### Data excerpt
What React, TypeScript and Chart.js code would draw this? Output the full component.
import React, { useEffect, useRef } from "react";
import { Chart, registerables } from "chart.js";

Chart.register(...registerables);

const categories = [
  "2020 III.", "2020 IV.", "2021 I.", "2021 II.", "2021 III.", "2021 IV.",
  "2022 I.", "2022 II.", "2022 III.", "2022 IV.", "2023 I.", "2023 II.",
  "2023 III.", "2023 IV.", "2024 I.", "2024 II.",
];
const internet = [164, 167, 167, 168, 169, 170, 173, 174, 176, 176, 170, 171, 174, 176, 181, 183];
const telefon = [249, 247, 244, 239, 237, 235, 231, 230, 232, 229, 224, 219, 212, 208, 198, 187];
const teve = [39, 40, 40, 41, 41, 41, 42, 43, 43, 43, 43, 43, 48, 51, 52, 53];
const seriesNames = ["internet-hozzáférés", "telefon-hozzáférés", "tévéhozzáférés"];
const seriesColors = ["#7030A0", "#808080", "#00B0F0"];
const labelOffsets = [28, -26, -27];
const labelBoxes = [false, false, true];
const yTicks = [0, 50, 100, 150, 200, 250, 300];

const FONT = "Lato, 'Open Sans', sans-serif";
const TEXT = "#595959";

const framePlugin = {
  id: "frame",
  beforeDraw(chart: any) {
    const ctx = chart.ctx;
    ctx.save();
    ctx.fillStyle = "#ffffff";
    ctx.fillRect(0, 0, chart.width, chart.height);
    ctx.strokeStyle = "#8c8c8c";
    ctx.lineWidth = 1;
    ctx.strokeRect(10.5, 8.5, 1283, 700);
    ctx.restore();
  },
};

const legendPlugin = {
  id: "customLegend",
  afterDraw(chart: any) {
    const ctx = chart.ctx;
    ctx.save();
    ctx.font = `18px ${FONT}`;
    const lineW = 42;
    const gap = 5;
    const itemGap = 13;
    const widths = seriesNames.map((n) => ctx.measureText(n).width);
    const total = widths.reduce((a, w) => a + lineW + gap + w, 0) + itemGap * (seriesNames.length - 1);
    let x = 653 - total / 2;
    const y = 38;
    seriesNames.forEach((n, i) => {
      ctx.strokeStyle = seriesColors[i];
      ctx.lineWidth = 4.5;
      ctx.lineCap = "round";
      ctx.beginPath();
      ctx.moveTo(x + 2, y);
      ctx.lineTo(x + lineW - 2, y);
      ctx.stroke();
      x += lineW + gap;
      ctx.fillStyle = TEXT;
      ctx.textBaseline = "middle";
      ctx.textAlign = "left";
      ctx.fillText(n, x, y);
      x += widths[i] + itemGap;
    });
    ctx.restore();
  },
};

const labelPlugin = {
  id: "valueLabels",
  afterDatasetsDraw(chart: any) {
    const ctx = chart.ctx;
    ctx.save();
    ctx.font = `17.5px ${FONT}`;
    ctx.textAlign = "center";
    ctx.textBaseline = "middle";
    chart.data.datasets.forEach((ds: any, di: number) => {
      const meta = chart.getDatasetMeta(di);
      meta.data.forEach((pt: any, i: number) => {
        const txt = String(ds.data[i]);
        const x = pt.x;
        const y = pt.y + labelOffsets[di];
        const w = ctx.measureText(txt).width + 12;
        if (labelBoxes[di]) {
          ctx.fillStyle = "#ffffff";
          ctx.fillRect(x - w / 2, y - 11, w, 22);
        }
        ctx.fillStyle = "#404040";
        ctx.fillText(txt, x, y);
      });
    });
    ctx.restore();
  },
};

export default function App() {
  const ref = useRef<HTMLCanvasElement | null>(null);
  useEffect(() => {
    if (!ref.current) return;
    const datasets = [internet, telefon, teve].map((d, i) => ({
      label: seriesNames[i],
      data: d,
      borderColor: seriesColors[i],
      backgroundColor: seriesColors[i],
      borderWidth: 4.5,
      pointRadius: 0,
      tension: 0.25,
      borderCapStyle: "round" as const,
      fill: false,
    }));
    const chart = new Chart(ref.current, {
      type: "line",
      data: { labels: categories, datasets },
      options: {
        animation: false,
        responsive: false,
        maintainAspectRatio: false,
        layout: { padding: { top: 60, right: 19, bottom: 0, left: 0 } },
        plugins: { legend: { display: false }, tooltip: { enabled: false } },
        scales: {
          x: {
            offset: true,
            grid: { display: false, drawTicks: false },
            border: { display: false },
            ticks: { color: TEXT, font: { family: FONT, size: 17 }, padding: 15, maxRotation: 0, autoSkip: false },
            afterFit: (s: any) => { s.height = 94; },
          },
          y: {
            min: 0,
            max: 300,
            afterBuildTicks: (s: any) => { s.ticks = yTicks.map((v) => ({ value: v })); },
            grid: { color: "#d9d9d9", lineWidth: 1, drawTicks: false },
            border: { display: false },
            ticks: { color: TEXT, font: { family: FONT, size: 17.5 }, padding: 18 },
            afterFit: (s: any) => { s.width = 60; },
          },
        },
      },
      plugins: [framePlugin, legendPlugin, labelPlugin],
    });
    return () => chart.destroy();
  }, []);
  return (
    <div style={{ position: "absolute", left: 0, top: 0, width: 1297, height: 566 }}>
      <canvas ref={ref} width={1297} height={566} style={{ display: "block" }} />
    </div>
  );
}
######
Short task: Write down the full listing again, exactly.

Output for this task:
What React, TypeScript and Chart.js code would draw this? Output the full component.
import React, { useEffect, useRef } from "react";
import { Chart, registerables } from "chart.js";

Chart.register(...registerables);

const categories = [
  "2020 III.", "2020 IV.", "2021 I.", "2021 II.", "2021 III.", "2021 IV.",
  "2022 I.", "2022 II.", "2022 III.", "2022 IV.", "2023 I.", "2023 II.",
  "2023 III.", "2023 IV.", "2024 I.", "2024 II.",
];
const internet = [164, 167, 167, 168, 169, 170, 173, 174, 176, 176, 170, 171, 174, 176, 181, 183];
const telefon = [249, 247, 244, 239, 237, 235, 231, 230, 232, 229, 224, 219, 212, 208, 198, 187];
const teve = [39, 40, 40, 41, 41, 41, 42, 43, 43, 43, 43, 43, 48, 51, 52, 53];
const seriesNames = ["internet-hozzáférés", "telefon-hozzáférés", "tévéhozzáférés"];
const seriesColors = ["#7030A0", "#808080", "#00B0F0"];
const labelOffsets = [28, -26, -27];
const labelBoxes = [false, false, true];
const yTicks = [0, 50, 100, 150, 200, 250, 300];

const FONT = "Lato, 'Open Sans', sans-serif";
const TEXT = "#595959";

const framePlugin = {
  id: "frame",
  beforeDraw(chart: any) {
    const ctx = chart.ctx;
    ctx.save();
    ctx.fillStyle = "#ffffff";
    ctx.fillRect(0, 0, chart.width, chart.height);
    ctx.strokeStyle = "#8c8c8c";
    ctx.lineWidth = 1;
    ctx.strokeRect(10.5, 8.5, 1283, 700);
    ctx.restore();
  },
};

const legendPlugin = {
  id: "customLegend",
  afterDraw(chart: any) {
    const ctx = chart.ctx;
    ctx.save();
    ctx.font = `18px ${FONT}`;
    const lineW = 42;
    const gap = 5;
    const itemGap = 13;
    const widths = seriesNames.map((n) => ctx.measureText(n).width);
    const total = widths.reduce((a, w) => a + lineW + gap + w, 0) + itemGap * (seriesNames.length - 1);
    let x = 653 - total / 2;
    const y = 38;
    seriesNames.forEach((n, i) => {
      ctx.strokeStyle = seriesColors[i];
      ctx.lineWidth = 4.5;
      ctx.lineCap = "round";
      ctx.beginPath();
      ctx.moveTo(x + 2, y);
      ctx.lineTo(x + lineW - 2, y);
      ctx.stroke();
      x += lineW + gap;
      ctx.fillStyle = TEXT;
      ctx.textBaseline = "middle";
      ctx.textAlign = "left";
      ctx.fillText(n, x, y);
      x += widths[i] + itemGap;
    });
    ctx.restore();
  },
};

const labelPlugin = {
  id: "valueLabels",
  afterDatasetsDraw(chart: any) {
    const ctx = chart.ctx;
    ctx.save();
    ctx.font = `17.5px ${FONT}`;
    ctx.textAlign = "center";
    ctx.textBaseline = "middle";
    chart.data.datasets.forEach((ds: any, di: number) => {
      const meta = chart.getDatasetMeta(di);
      meta.data.forEach((pt: any, i: number) => {
        const txt = String(ds.data[i]);
        const x = pt.x;
        const y = pt.y + labelOffsets[di];
        const w = ctx.measureText(txt).width + 12;
        if (labelBoxes[di]) {
          ctx.fillStyle = "#ffffff";
          ctx.fillRect(x - w / 2, y - 11, w, 22);
        }
        ctx.fillStyle = "#404040";
        ctx.fillText(txt, x, y);
      });
    });
    ctx.restore();
  },
};

export default function App() {
  const ref = useRef<HTMLCanvasElement | null>(null);
  useEffect(() => {
    if (!ref.current) return;
    const datasets = [internet, telefon, teve].map((d, i) => ({
      label: seriesNames[i],
      data: d,
      borderColor: seriesColors[i],
      backgroundColor: seriesColors[i],
      borderWidth: 4.5,
      pointRadius: 0,
      tension: 0.25,
      borderCapStyle: "round" as const,
      fill: false,
    }));
    const chart = new Chart(ref.current, {
      type: "line",
      data: { labels: categories, datasets },
      options: {
        animation: false,
        responsive: false,
        maintainAspectRatio: false,
        layout: { padding: { top: 60, right: 19, bottom: 0, left: 0 } },
        plugins: { legend: { display: false }, tooltip: { enabled: false } },
        scales: {
          x: {
            offset: true,
            grid: { display: false, drawTicks: false },
            border: { display: false },
            ticks: { color: TEXT, font: { family: FONT, size: 17 }, padding: 15, maxRotation: 0, autoSkip: false },
            afterFit: (s: any) => { s.height = 94; },
          },
          y: {
            min: 0,
            max: 300,
            afterBuildTicks: (s: any) => { s.ticks = yTicks.map((v) => ({ value: v })); },
            grid: { color: "#d9d9d9", lineWidth: 1, drawTicks: false },
            border: { display: false },
            ticks: { color: TEXT, font: { family: FONT, size: 17.5 }, padding: 18 },
            afterFit: (s: any) => { s.width = 60; },
          },
        },
      },
      plugins: [framePlugin, legendPlugin, labelPlugin],
    });
    return () => chart.destroy();
  }, []);
  return (
    <div style={{ position: "absolute", left: 0, top: 0, width: 1297, height: 566 }}>
      <canvas ref={ref} width={1297} height={566} style={{ display: "block" }} />
    </div>
  );
}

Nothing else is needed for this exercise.